A year maybe a leap year if it is evenly divisible by four. Years that are divisible by 100, century years such as 1900 or 2000, cannot be leap years unless they are also divisible by 400. For this reason, the years 1700, 1800 and 1900 were not leap years, but the years 1600 and 2000 were. This rule about years divisible by 100 years and 400 years was added with the introduction of the Gregorian calendar in 1582.
Who are leaplings?
Someone born on a Leap Day is known as a leapling, though the odds of being a leapling are exceedingly slim. The chances of being born on a leap day are about one in 1,461, according to the BBC. Leaplings typically celebrate their birthdays on Feb. 28 or March 1, iNews reports.
Technically, a leapling will have fewer birthday anniversaries than their age in years. This phenomenon is exploited when a person claims to be only a quarter of their actual age, by counting their leap-year birthday anniversaries only.
Are leap days constant?
Right now, we're only adding a single leap second every 18 months or so to accommodate it, the day continues to lengthen. After another 4 million years go by on Earth, the day will lengthen by another 56 seconds--the exact amount necessary for a tropical year to require exactly 365 days.

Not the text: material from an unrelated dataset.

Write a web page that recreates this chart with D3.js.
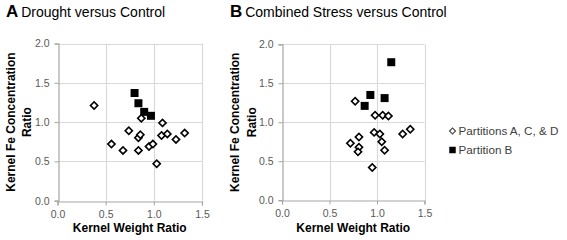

At that point approaches, we'll want to first reduce the number of Leap Days and later get rid of them altogether, as they'll become completely unnecessary. If humans are still around and keeping calendars at that point, we'll want to think about further transitions, as we're going to need to begin skipping days (in a reverse-Leap Day scenario) in order to keep our seasons aligned with our calendar.
The next leap day will be Thursday, Feb. 29, 2024.